Task prompt:
Repeat, exactly and only, the lines from the beginning of the data through the line with "down = np.array([r2, r2])". Pictures are left out.

====== Source data

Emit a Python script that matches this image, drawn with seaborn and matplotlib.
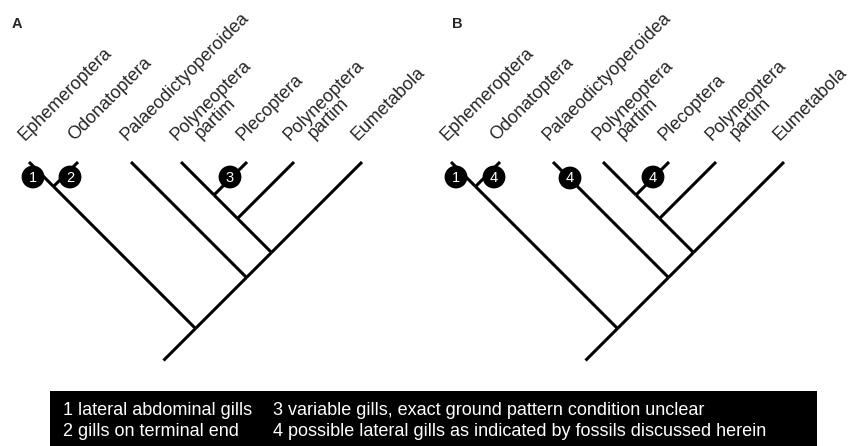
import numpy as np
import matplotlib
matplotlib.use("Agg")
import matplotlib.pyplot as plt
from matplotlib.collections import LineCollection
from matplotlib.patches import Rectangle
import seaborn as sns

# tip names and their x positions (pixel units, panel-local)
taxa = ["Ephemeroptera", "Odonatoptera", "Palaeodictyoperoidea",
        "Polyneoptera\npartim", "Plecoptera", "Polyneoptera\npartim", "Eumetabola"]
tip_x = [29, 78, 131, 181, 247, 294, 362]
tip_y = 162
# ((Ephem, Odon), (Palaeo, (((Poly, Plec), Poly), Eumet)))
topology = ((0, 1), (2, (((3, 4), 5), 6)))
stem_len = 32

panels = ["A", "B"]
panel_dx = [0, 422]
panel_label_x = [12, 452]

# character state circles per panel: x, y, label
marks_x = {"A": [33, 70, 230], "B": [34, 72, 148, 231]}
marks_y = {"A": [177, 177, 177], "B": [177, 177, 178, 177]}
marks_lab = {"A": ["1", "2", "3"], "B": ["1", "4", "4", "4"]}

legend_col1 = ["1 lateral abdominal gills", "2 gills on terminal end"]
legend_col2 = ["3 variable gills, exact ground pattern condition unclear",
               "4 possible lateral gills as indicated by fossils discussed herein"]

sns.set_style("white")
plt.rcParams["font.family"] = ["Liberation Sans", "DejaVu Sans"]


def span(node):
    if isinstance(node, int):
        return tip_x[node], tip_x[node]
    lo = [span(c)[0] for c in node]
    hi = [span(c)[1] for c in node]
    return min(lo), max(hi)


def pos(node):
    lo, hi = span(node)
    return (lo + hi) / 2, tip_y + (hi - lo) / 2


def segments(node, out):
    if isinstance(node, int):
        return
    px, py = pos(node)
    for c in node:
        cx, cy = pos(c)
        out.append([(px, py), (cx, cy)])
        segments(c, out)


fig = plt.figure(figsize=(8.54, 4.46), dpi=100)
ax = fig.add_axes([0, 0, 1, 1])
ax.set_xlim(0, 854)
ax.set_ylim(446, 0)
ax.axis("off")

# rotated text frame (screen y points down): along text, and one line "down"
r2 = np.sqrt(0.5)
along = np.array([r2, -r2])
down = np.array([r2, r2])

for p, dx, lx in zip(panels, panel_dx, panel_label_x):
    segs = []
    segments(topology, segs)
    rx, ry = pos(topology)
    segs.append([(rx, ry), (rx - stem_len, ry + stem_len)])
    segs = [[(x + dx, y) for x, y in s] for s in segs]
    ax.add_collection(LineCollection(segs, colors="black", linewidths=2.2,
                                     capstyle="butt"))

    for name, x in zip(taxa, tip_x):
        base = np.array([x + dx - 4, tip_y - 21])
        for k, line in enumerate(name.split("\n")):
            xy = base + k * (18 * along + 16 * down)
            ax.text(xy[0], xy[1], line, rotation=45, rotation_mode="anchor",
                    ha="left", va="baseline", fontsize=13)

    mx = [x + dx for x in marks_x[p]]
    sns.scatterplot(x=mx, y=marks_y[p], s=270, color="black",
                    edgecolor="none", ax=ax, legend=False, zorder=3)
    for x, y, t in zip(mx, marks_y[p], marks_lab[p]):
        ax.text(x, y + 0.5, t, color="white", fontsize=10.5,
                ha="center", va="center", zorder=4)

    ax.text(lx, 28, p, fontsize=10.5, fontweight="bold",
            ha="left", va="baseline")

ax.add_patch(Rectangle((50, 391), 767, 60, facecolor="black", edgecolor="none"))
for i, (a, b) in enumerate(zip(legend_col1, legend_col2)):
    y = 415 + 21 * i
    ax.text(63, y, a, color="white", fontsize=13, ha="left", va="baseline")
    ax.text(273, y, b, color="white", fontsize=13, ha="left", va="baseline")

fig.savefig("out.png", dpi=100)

============

Solved problem:
Emit a Python script that matches this image, drawn with seaborn and matplotlib.
import numpy as np
import matplotlib
matplotlib.use("Agg")
import matplotlib.pyplot as plt
from matplotlib.collections import LineCollection
from matplotlib.patches import Rectangle
import seaborn as sns

# tip names and their x positions (pixel units, panel-local)
taxa = ["Ephemeroptera", "Odonatoptera", "Palaeodictyoperoidea",
        "Polyneoptera\npartim", "Plecoptera", "Polyneoptera\npartim", "Eumetabola"]
tip_x = [29, 78, 131, 181, 247, 294, 362]
tip_y = 162
# ((Ephem, Odon), (Palaeo, (((Poly, Plec), Poly), Eumet)))
topology = ((0, 1), (2, (((3, 4), 5), 6)))
stem_len = 32

panels = ["A", "B"]
panel_dx = [0, 422]
panel_label_x = [12, 452]

# character state circles per panel: x, y, label
marks_x = {"A": [33, 70, 230], "B": [34, 72, 148, 231]}
marks_y = {"A": [177, 177, 177], "B": [177, 177, 178, 177]}
marks_lab = {"A": ["1", "2", "3"], "B": ["1", "4", "4", "4"]}

legend_col1 = ["1 lateral abdominal gills", "2 gills on terminal end"]
legend_col2 = ["3 variable gills, exact ground pattern condition unclear",
               "4 possible lateral gills as indicated by fossils discussed herein"]

sns.set_style("white")
plt.rcParams["font.family"] = ["Liberation Sans", "DejaVu Sans"]


def span(node):
    if isinstance(node, int):
        return tip_x[node], tip_x[node]
    lo = [span(c)[0] for c in node]
    hi = [span(c)[1] for c in node]
    return min(lo), max(hi)


def pos(node):
    lo, hi = span(node)
    return (lo + hi) / 2, tip_y + (hi - lo) / 2


def segments(node, out):
    if isinstance(node, int):
        return
    px, py = pos(node)
    for c in node:
        cx, cy = pos(c)
        out.append([(px, py), (cx, cy)])
        segments(c, out)


fig = plt.figure(figsize=(8.54, 4.46), dpi=100)
ax = fig.add_axes([0, 0, 1, 1])
ax.set_xlim(0, 854)
ax.set_ylim(446, 0)
ax.axis("off")

# rotated text frame (screen y points down): along text, and one line "down"
r2 = np.sqrt(0.5)
along = np.array([r2, -r2])
down = np.array([r2, r2])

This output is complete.